Первое из его возражений связано с критикой отцом прагматизма Пирсом декартовского принципа радикального методологического сомнения. Декарт, как известно, строил свою философию сознания и познания, исходя из найденной им в самом сознании неискоренимой истины, состоящей в том, что сомнение несомненно. Эта истина обретается в акте самосознания индивида. Данная истина у Декарта является моментом совпадения теоретического и практического: истинная мысль одновременно является действием. Отсюда вытекает и еще одно открытие Декарта, заключающееся в том, что человеком можно манипулировать до определенного уровня. На уровне сознания индивид не манипулируем. Пирс подверг критике декартовский принцип методологического сомнения: он считает, что человек не может сомневаться во всем на свете.[3] Человек может сомневаться в чем-то, имея для этого реальные основания (психологические или эмпирические). Перед Апелем возникает задача рефлексивного обоснования непреложных истин не с позиции рефлексивной субъективности, как у Декарта, а с позиции рефлексивной интерсубъективности. Здесь возникает вопрос о статусе методологического сомнения как исходного пункта аргументации и как основания рефлексии. Для Хабермаса спорным является факт экстраполяции принципа методологического сомнения в сферу интерсубъективности. Для Апеля такой прием возможен, поскольку он понимает природу дискурса иначе, чем Хабермас. Апель в отличие от Хабермаса исходит из существования иерархии дискурсов. Он полагает, что статус дискурса самого высокого порядка иной, чем статус речевого общения участников коммуникации в рамках жизненного мира. Хабермас же, в противоположность Апелю, апеллирует к укорененности дискурса в жизненном мире, представляющем для участников дискурса набор таких схем аргументации и такую структуру релевантностей, которые не могут быть поставлены под вопрос участниками дискурса, поскольку являются условием его возможности, слабой трансцендентальной предпосылкой дискурса. Отсюда вытекает невозможность корректной переинтерпретации декартовского принципа методологического сомнения в русле философии рефлексивной интерсубъективности. Еще Гегель, критикуя трансцендентализм Фихте, писал: “Достоверное представляет собой субъективное, а так как оно должно продолжать быть основанием, то и дальнейшее остается субъективным”. В ответ на возражения Хабермаса Апель утверждает, что обращается только к “относящимся к языковой игре, уже интерпретированным в языке достоверным данным”.[4]

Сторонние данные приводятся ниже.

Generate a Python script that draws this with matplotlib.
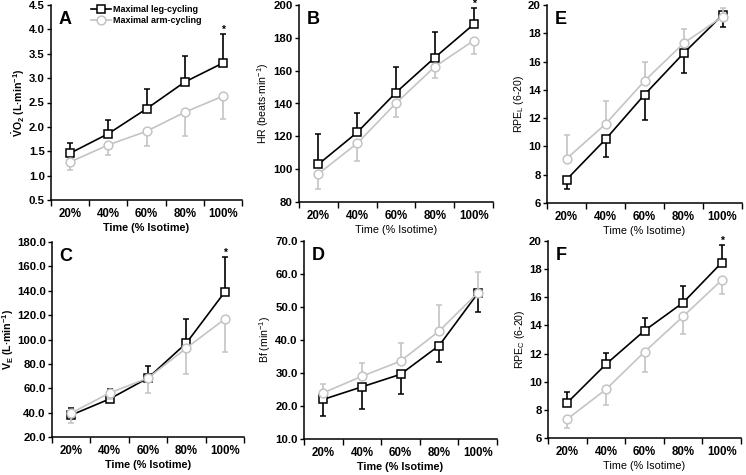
#!/usr/bin/env python3

from matplotlib import pyplot as plt
from matplotlib.lines import Line2D
from matplotlib.ticker import FormatStrFormatter, MultipleLocator, FixedLocator
import numpy as np

plt.rcParams['font.family'] = ['Liberation Sans', 'DejaVu Sans']
plt.rcParams['mathtext.fontset'] = 'custom'
plt.rcParams['mathtext.rm'] = 'Liberation Sans'
plt.rcParams['mathtext.it'] = 'Liberation Sans:italic'
plt.rcParams['mathtext.bf'] = 'Liberation Sans:bold'

x_labels = ['20%', '40%', '60%', '80%', '100%']

vo2_leg = [1.46, 1.86, 2.37, 2.92, 3.31]
vo2_leg_sd = [0.21, 0.28, 0.41, 0.53, 0.59]
vo2_arm = [1.28, 1.63, 1.91, 2.30, 2.63]
vo2_arm_sd = [0.17, 0.21, 0.30, 0.49, 0.47]

hr_leg = [103.0, 122.4, 146.7, 168.0, 188.2]
hr_leg_sd = [18.5, 11.9, 15.5, 15.7, 9.8]
hr_arm = [97.2, 115.7, 140.2, 162.4, 178.3]
hr_arm_sd = [9.0, 11.0, 8.5, 6.7, 8.4]

rpel_leg = [7.65, 10.5, 13.66, 16.58, 19.29]
rpel_leg_sd = [0.68, 1.23, 1.77, 1.41, 0.87]
rpel_arm = [9.13, 11.58, 14.63, 17.29, 19.17]
rpel_arm_sd = [1.67, 1.61, 1.32, 1.01, 0.60]

ve_leg = [38.0, 51.2, 68.4, 97.1, 139.0]
ve_leg_sd = [5.8, 8.2, 9.8, 19.7, 28.7]
ve_arm = [39.7, 56.1, 68.4, 93.0, 116.8]
ve_arm_sd = [8.2, 5.0, 12.3, 21.3, 27.1]

bf_leg = [22.0, 25.8, 29.6, 38.3, 54.1]
bf_leg_sd = [5.1, 6.6, 6.1, 5.0, 5.5]
bf_arm = [24.0, 29.0, 33.6, 42.7, 54.3]
bf_arm_sd = [2.7, 4.1, 5.5, 8.0, 6.3]

rpec_leg = [8.51, 11.24, 13.63, 15.62, 18.46]
rpec_leg_sd = [0.74, 0.80, 0.93, 1.19, 1.24]
rpec_arm = [7.35, 9.45, 12.12, 14.64, 17.22]
rpec_arm_sd = [0.62, 1.13, 1.42, 1.24, 1.00]

W, H = 746, 475
GRAY = '#c4c4c4'


def add_axes(fig, left, right, top, bottom):
    return fig.add_axes([left / W, 1 - bottom / H, (right - left) / W, (bottom - top) / H])


def panel(ax, letter, leg, leg_sd, arm, arm_sd, ylim, ystep, yfmt, ylabel,
          leg_up=True, star=False, bold_label=False, bold_xlabel=True):
    x = np.arange(1, 6)
    zeros = np.zeros(5)
    leg_err = [zeros, leg_sd] if leg_up else [leg_sd, zeros]
    arm_err = [arm_sd, zeros] if leg_up else [zeros, arm_sd]
    ax.errorbar(x, leg, yerr=leg_err, color='black', lw=1.2, marker='s', ms=6.3,
                mfc='white', mec='black', mew=1.1, capsize=2, elinewidth=1.2,
                capthick=1.2, zorder=3, clip_on=False, label='Maximal leg-cycling')
    ax.errorbar(x, arm, yerr=arm_err, color=GRAY, lw=1.2, marker='o', ms=6.3,
                mfc='white', mec=GRAY, mew=1.1, capsize=2, elinewidth=1.2,
                capthick=1.2, zorder=4, clip_on=False, label='Maximal arm-cycling')
    if star:
        ax.annotate('*', xy=(5, leg[-1] + leg_sd[-1]), xytext=(0, 1.0),
                    textcoords='offset points', ha='center', va='baseline',
                    fontsize=7.5, fontweight='bold')
    ax.set_xlim(0.5, 5.5)
    ax.set_ylim(*ylim)
    ax.set_xticks(x)
    ax.set_xticklabels(x_labels)
    ax.xaxis.set_minor_locator(FixedLocator(np.arange(0.5, 6, 1)))
    ax.tick_params(axis='x', which='major', length=0, pad=6, labelsize=8.3)
    ax.tick_params(axis='x', which='minor', length=4, width=1, direction='out')
    ax.yaxis.set_major_locator(MultipleLocator(ystep))
    ax.yaxis.set_major_formatter(FormatStrFormatter(yfmt))
    ax.tick_params(axis='y', length=3, width=1, direction='out', pad=1.5, labelsize=8.2)
    for lab in ax.get_xticklabels() + ax.get_yticklabels():
        lab.set_fontweight('bold')
    for s in ['top', 'right']:
        ax.spines[s].set_visible(False)
    for s in ['left', 'bottom']:
        ax.spines[s].set_linewidth(1.1)
    ax.set_ylabel(ylabel, fontsize=7.6, fontweight='bold' if bold_label else 'normal', labelpad=1.5)
    ax.set_xlabel('Time (% Isotime)', fontsize=7.8,
                  fontweight='bold' if bold_xlabel else 'normal', labelpad=2)
    ax.text(0.04, 0.97, letter, transform=ax.transAxes, fontsize=13, fontweight='bold',
            ha='left', va='top')


def main():
    fig = plt.figure(figsize=(W / 100, H / 100), dpi=100)

    ax_a = add_axes(fig, 51, 242, 5, 200)
    panel(ax_a, 'A', vo2_leg, vo2_leg_sd, vo2_arm, vo2_arm_sd, (0.5, 4.5), 0.5, '%.1f',
          r'$\mathbf{\dot{V}}$O$_\mathbf{2}$ (L·min$^\mathbf{-1}$)', star=True, bold_label=True)
    handles = [
        Line2D([], [], color='black', lw=1.2, marker='s', ms=6.3, mfc='white', mec='black', mew=1.1),
        Line2D([], [], color=GRAY, lw=1.2, marker='o', ms=6.3, mfc='white', mec=GRAY, mew=1.1),
    ]
    ax_a.legend(handles, ['Maximal leg-cycling', 'Maximal arm-cycling'],
                loc='upper left', bbox_to_anchor=(0.19, 1.02), frameon=False,
                prop={'size': 6.5, 'weight': 'bold'}, handlelength=2.2,
                handletextpad=0.2, labelspacing=0.25, borderaxespad=0)

    ax_b = add_axes(fig, 299, 493, 5, 202)
    panel(ax_b, 'B', hr_leg, hr_leg_sd, hr_arm, hr_arm_sd, (80, 200), 20, '%d',
          r'HR (beats·min$^{-1}$)', star=True, bold_xlabel=False)

    ax_e = add_axes(fig, 547, 742, 5, 203)
    panel(ax_e, 'E', rpel_leg, rpel_leg_sd, rpel_arm, rpel_arm_sd, (6, 20), 2, '%d',
          r'RPE$_\mathrm{L}$ (6-20)', leg_up=False, bold_xlabel=False)

    ax_c = add_axes(fig, 52, 244, 242, 437)
    panel(ax_c, 'C', ve_leg, ve_leg_sd, ve_arm, ve_arm_sd, (20, 180), 20, '%.1f',
          r'$\mathbf{\dot{V}_E}$ (L·min$^\mathbf{-1}$)', star=True, bold_label=True)
    ax_c.yaxis.set_label_coords(-0.19, 0.5)

    ax_d = add_axes(fig, 304, 497, 241, 439)
    panel(ax_d, 'D', bf_leg, bf_leg_sd, bf_arm, bf_arm_sd, (10, 70), 10, '%.1f',
          r'Bf (min$^{-1}$)', leg_up=False)

    ax_f = add_axes(fig, 548, 741, 241, 438)
    panel(ax_f, 'F', rpec_leg, rpec_leg_sd, rpec_arm, rpec_arm_sd, (6, 20), 2, '%d',
          r'RPE$_\mathrm{C}$ (6-20)', star=True, bold_xlabel=False)

    fig.savefig('out.png', dpi=100)


if __name__ == "__main__":
    main()
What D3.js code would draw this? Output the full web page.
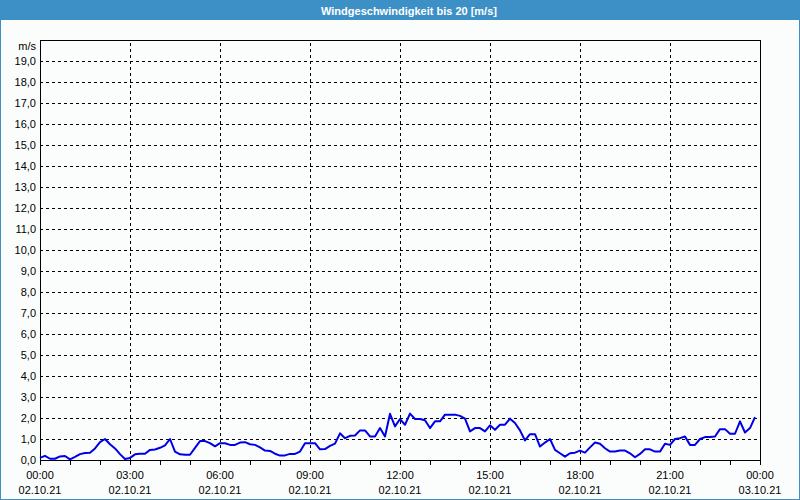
<!DOCTYPE html>
<html>
<head>
<meta charset="utf-8">
<script src="https://cdn.jsdelivr.net/npm/d3@7"></script>
<style>
  html, body { margin: 0; padding: 0; background: #fbfdfc; }
  svg { display: block; }
  text { font-family: "Liberation Sans", Arial, sans-serif; }
</style>
</head>
<body>
<svg id="chart" width="800" height="500"></svg>
<script>
// ---- data ----
const title = "Windgeschwindigkeit bis 20 [m/s]";
const unitLabel = "m/s";
const startTime = new Date(2021, 9, 2, 0, 0);
const endTime = new Date(2021, 9, 3, 0, 0);
const stepMinutes = 10;
const values00to06 = [0.1,0.2,0.06,0.06,0.17,0.19,0.03,0.15,0.28,0.33,0.35,0.55,0.85,1.0,0.75,0.55,0.28,0.05,
  0.1,0.27,0.3,0.3,0.48,0.5,0.58,0.7,1.0,0.4,0.27,0.25,0.25,0.58,0.9,0.9,0.8,0.65];
const values06to12 = [0.8,0.8,0.72,0.72,0.83,0.85,0.75,0.72,0.6,0.45,0.43,0.3,0.21,0.22,0.29,0.29,0.4,0.8,
  0.8,0.8,0.51,0.52,0.67,0.78,1.27,1.04,1.15,1.17,1.41,1.41,1.12,1.12,1.52,1.12,2.2,1.6];
const values12to18 = [1.95,1.68,2.21,1.95,1.95,1.89,1.52,1.84,1.84,2.16,2.16,2.16,2.1,1.97,1.36,1.52,1.52,1.36,
  1.65,1.44,1.68,1.68,1.97,1.76,1.41,0.93,1.23,1.23,0.64,0.83,1.0,0.48,0.32,0.16,0.32,0.35];
const values18to24 = [0.45,0.35,0.6,0.83,0.77,0.56,0.4,0.4,0.45,0.45,0.32,0.13,0.29,0.51,0.51,0.4,0.4,0.77,
  0.72,1.0,1.04,1.12,0.72,0.72,1.0,1.09,1.1,1.12,1.47,1.47,1.25,1.25,1.84,1.31,1.52,2.04];
const yTickValues = [0,1,2,3,4,5,6,7,8,9,10,11,12,13,14,15,16,17,18,19];
const yMax = 20;

const values = values00to06.concat(values06to12, values12to18, values18to24);
const data = values.map((v, i) => ({ t: new Date(startTime.getTime() + i * stepMinutes * 60000), v }));

// ---- layout ----
const W = 800, H = 500;
const plot = { left: 40, top: 40, right: 760, bottom: 460 };
const svg = d3.select("#chart");

svg.append("rect").attr("x", 0.5).attr("y", 0.5).attr("width", W - 1).attr("height", H - 1)
  .attr("fill", "#fbfdfc").attr("stroke", "#3d90c6");
svg.append("rect").attr("x", 0).attr("y", 0).attr("width", W).attr("height", 20).attr("fill", "#3d90c6");
svg.append("text").attr("x", 409).attr("y", 15).attr("text-anchor", "middle")
  .attr("fill", "#ffffff").attr("font-weight", "bold").attr("font-size", "11px").text(title);

const x = d3.scaleTime().domain([startTime, endTime]).range([plot.left, plot.right]);
const y = d3.scaleLinear().domain([0, yMax]).range([plot.bottom, plot.top]);

// horizontal grid
const gridY = svg.append("g").attr("transform", `translate(${plot.left},0)`)
  .call(d3.axisLeft(y).tickValues(yTickValues.filter(d => d > 0)).tickSize(-(plot.right - plot.left)).tickFormat(""));
gridY.select(".domain").remove();
gridY.selectAll("line").attr("stroke", "#000").attr("stroke-dasharray", "3,3").attr("shape-rendering", "crispEdges");

// vertical grid
const majorTicks = d3.timeHour.every(3).range(startTime, new Date(endTime.getTime() + 1));
const gridX = svg.append("g").attr("transform", `translate(0,${plot.bottom})`)
  .call(d3.axisBottom(x).tickValues(majorTicks.filter(d => d > startTime && d < endTime))
    .tickSize(-(plot.bottom - plot.top)).tickFormat(""));
gridX.select(".domain").remove();
gridX.selectAll("line").attr("stroke", "#000").attr("stroke-dasharray", "3,3").attr("shape-rendering", "crispEdges");

// hourly ticks below axis
const hourAxis = svg.append("g").attr("transform", `translate(0,${plot.bottom})`)
  .call(d3.axisBottom(x).ticks(d3.timeHour.every(1)).tickSize(5).tickFormat(""));
hourAxis.select(".domain").remove();
hourAxis.selectAll("line").attr("stroke", "#000").attr("shape-rendering", "crispEdges");

// x labels
const fmtTime = d3.timeFormat("%H:%M"), fmtDate = d3.timeFormat("%d.%m.%y");
const xl = svg.append("g");
majorTicks.forEach(d => {
  xl.append("text").attr("x", x(d)).attr("y", 479).attr("text-anchor", "middle")
    .attr("font-size", "11px").attr("fill", "#000").text(fmtTime(d));
  xl.append("text").attr("x", x(d)).attr("y", 494).attr("text-anchor", "middle")
    .attr("font-size", "11px").attr("fill", "#000").text(fmtDate(d));
});

// y labels
const yAxis = svg.append("g").attr("transform", `translate(${plot.left},0)`)
  .call(d3.axisLeft(y).tickValues(yTickValues).tickSize(0).tickPadding(4)
    .tickFormat(d => d.toFixed(1).replace(".", ",")));
yAxis.select(".domain").remove();
yAxis.selectAll("text").attr("font-size", "11px").attr("fill", "#000")
  .attr("font-family", "Liberation Sans, Arial, sans-serif");
svg.append("text").attr("x", 36).attr("y", 50).attr("text-anchor", "end")
  .attr("font-size", "11px").attr("fill", "#000").text(unitLabel);

// plot border
svg.append("rect").attr("x", plot.left + 0.5).attr("y", plot.top + 0.5)
  .attr("width", plot.right - plot.left).attr("height", plot.bottom - plot.top)
  .attr("fill", "none").attr("stroke", "#000");

// line
const line = d3.line().x(d => x(d.t)).y(d => y(d.v));
svg.append("path").datum(data).attr("d", line).attr("fill", "none")
  .attr("stroke", "#0000e6").attr("stroke-width", 2).attr("stroke-linejoin", "round");
</script>
</body>
</html>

Апель и Хабермас дают противоположный ответ на вопрос о том, достаточно ли для философского дискурса обращаться к ресурсам понимания социокультурных жизненных миров (т.е. речь идет о тех ресурсах, которые не подлежат объективации, но вместе с тем, подобно достоверным убеждениям в “жизненной форме” у Витгенштейна, являются той основой, опираясь на которую можно сомневаться по поводу тех или иных утверждений) или, помимо этого, необходимо также обращаться к тем предпосылкам философского дискурса, которые делают его возможным как аргументативный дискурс и отличают аргументативный дискурс от всех форм коммуникации в жизненном мире, т.е. является ли философский дискурс дискурсом жизненного мира или он выступает метадискурсом по отношению к дискурсам жизненного мира.
Исходя из существования иерархии дискурсов и допуская возможность окончательного обоснования предложений дискурсивной этики, Апель оставляет за скобками своей теории и жизненный мир в его историческом развитии, и внешние по отношению к жизненному миру факторы, такие, как система. Хабермас, отрицая наличие иерархии дискурсов и обосновывая дискурсивную этику, обращается к ресурсам понимания жизни, укорененным в жизненном мире. Отсюда его внимание к проблеме воспроизводства общества, взаимосвязи процессов материального воспроизводства и воспроизводства структур жизненного мира.